Plotting code records:
——————————
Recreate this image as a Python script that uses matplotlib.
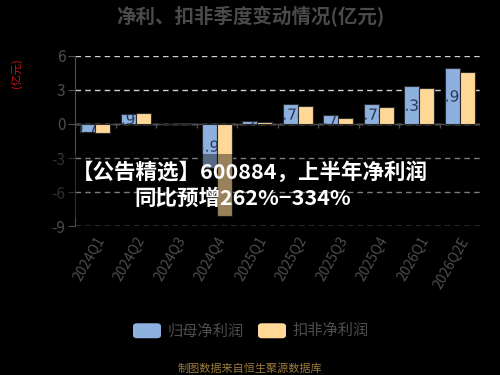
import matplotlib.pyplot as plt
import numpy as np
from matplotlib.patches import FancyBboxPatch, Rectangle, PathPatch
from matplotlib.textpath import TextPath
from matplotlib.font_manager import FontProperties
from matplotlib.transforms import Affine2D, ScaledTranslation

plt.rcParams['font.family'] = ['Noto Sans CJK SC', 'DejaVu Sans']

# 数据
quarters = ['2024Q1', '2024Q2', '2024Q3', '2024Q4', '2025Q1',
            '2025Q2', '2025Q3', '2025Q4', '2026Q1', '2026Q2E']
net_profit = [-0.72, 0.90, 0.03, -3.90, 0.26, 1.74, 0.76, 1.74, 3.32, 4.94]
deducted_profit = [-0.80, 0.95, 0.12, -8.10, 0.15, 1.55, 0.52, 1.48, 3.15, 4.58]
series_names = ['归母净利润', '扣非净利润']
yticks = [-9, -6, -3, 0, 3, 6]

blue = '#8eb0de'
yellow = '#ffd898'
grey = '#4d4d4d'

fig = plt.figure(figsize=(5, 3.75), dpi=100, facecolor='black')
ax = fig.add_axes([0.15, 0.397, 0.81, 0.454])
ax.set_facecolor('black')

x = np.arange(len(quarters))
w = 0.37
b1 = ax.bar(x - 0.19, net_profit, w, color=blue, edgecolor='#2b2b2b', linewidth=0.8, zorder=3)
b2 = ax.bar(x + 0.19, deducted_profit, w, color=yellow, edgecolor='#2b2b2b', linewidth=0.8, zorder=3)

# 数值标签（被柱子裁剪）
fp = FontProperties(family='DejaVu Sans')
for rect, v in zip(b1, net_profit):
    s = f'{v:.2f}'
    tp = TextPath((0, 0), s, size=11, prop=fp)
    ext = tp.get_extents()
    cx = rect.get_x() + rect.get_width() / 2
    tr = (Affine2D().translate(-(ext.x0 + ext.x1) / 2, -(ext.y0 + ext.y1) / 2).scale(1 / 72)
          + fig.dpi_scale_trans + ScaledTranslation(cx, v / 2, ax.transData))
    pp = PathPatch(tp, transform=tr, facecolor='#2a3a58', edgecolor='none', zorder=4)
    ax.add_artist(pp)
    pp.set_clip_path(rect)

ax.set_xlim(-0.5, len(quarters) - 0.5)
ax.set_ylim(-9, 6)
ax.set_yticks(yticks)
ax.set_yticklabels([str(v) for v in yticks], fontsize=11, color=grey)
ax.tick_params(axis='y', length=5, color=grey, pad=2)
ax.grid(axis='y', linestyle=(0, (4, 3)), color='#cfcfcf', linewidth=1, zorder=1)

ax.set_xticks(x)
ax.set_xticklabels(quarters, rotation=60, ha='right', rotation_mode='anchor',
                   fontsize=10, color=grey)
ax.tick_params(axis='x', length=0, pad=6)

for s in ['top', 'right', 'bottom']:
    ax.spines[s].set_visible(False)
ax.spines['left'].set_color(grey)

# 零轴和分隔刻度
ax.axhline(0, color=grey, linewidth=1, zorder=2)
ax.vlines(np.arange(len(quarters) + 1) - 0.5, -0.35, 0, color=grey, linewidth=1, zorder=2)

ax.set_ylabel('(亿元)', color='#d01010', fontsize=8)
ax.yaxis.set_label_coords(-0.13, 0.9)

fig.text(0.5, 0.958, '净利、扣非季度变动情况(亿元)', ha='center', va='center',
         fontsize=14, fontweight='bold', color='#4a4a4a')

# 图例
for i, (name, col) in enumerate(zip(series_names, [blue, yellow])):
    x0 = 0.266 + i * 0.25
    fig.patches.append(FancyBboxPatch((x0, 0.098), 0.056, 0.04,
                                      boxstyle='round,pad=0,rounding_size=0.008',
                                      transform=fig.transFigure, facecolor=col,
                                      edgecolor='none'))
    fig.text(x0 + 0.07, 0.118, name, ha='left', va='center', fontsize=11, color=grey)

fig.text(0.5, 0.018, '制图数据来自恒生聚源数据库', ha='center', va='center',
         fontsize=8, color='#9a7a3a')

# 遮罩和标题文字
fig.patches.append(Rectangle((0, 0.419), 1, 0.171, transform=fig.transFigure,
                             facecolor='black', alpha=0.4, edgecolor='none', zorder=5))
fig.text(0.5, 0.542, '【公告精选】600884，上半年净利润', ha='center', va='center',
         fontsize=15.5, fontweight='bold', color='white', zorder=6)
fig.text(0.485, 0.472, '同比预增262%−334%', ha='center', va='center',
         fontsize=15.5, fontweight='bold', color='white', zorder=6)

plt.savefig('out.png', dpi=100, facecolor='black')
——————————
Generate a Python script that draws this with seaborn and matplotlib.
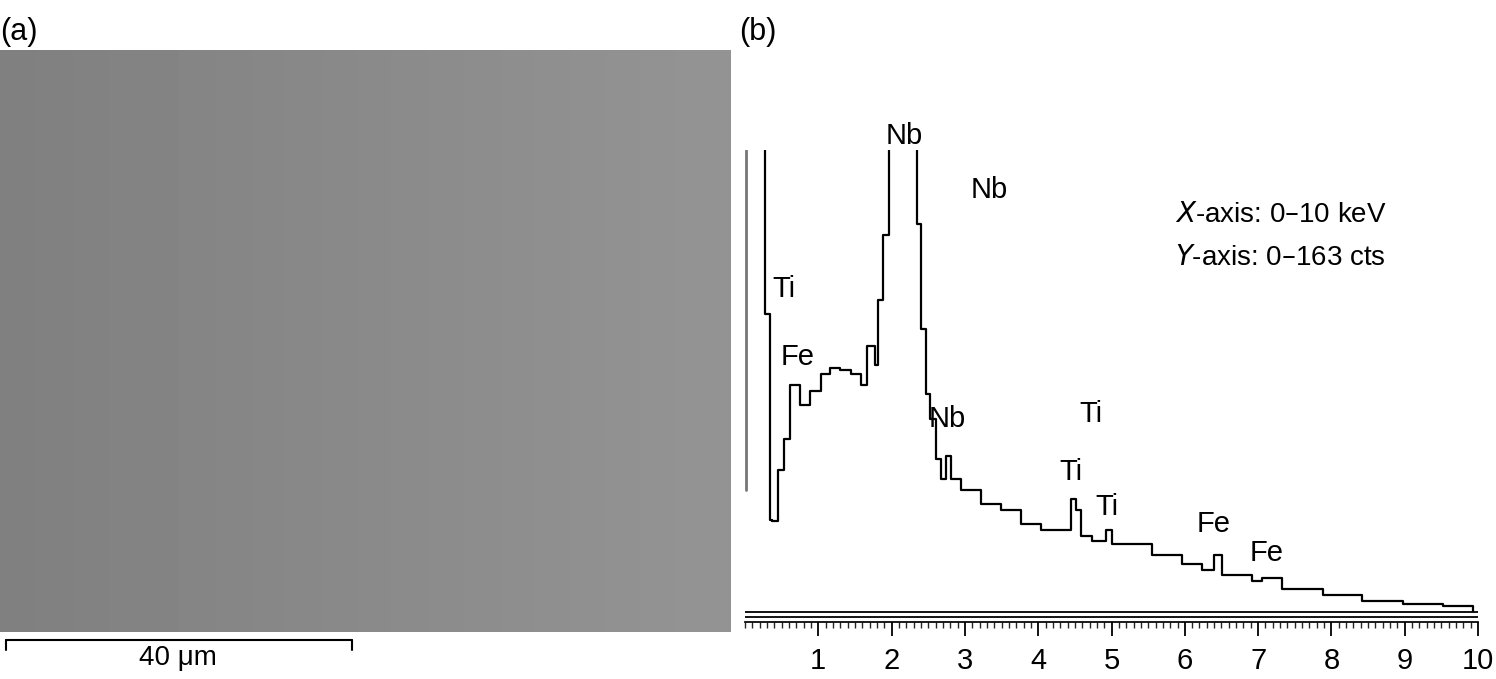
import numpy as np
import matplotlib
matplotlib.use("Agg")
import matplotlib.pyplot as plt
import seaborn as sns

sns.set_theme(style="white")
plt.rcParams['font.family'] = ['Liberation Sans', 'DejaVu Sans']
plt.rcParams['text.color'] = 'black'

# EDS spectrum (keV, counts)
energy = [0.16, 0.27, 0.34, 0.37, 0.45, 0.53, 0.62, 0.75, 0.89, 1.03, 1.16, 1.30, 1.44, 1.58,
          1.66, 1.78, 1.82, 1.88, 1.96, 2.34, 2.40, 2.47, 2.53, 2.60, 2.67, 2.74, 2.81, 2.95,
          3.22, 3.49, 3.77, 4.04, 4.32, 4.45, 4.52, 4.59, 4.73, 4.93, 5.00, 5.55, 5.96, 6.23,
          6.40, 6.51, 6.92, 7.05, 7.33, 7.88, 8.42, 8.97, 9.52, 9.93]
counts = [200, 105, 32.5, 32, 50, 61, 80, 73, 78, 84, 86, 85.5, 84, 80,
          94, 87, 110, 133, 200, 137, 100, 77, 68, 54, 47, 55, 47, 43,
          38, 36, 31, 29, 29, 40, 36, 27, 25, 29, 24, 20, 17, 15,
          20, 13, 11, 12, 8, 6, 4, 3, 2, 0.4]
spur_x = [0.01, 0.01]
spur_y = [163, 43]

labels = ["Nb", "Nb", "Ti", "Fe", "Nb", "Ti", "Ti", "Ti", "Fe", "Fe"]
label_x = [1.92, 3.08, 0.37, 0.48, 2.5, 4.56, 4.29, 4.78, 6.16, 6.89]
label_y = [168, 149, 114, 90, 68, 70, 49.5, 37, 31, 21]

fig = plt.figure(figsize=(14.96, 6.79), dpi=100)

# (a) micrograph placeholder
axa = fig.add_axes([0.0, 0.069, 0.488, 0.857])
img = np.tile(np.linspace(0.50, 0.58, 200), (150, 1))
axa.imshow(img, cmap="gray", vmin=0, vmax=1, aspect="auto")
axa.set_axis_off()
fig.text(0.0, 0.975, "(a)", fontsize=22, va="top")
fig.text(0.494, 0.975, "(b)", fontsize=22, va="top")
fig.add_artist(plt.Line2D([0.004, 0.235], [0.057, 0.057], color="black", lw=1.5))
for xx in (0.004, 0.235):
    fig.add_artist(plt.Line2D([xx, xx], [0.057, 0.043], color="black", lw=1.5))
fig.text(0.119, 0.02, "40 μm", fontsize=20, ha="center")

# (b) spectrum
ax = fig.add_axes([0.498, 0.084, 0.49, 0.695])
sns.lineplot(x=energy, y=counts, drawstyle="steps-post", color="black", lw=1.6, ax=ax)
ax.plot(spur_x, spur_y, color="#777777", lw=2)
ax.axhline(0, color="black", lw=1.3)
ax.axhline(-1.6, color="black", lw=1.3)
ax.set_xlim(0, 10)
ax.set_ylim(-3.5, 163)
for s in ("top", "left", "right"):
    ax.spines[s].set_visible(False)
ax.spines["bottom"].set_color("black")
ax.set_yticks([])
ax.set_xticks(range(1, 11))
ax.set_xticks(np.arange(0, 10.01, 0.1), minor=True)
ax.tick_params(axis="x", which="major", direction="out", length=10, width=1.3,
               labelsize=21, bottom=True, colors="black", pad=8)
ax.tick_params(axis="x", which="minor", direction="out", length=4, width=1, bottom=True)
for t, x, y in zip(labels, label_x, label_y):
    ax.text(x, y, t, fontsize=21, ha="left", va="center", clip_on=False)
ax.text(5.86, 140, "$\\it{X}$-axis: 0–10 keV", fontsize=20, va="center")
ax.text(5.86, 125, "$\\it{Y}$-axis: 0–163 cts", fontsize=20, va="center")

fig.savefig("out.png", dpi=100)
——————————
**SET EXERCISE**
Pull out each line of the records holding the string "that".

**EXPECTED ANSWER**
Recreate this image as a Python script that uses matplotlib.
Generate a Python script that draws this with seaborn and matplotlib.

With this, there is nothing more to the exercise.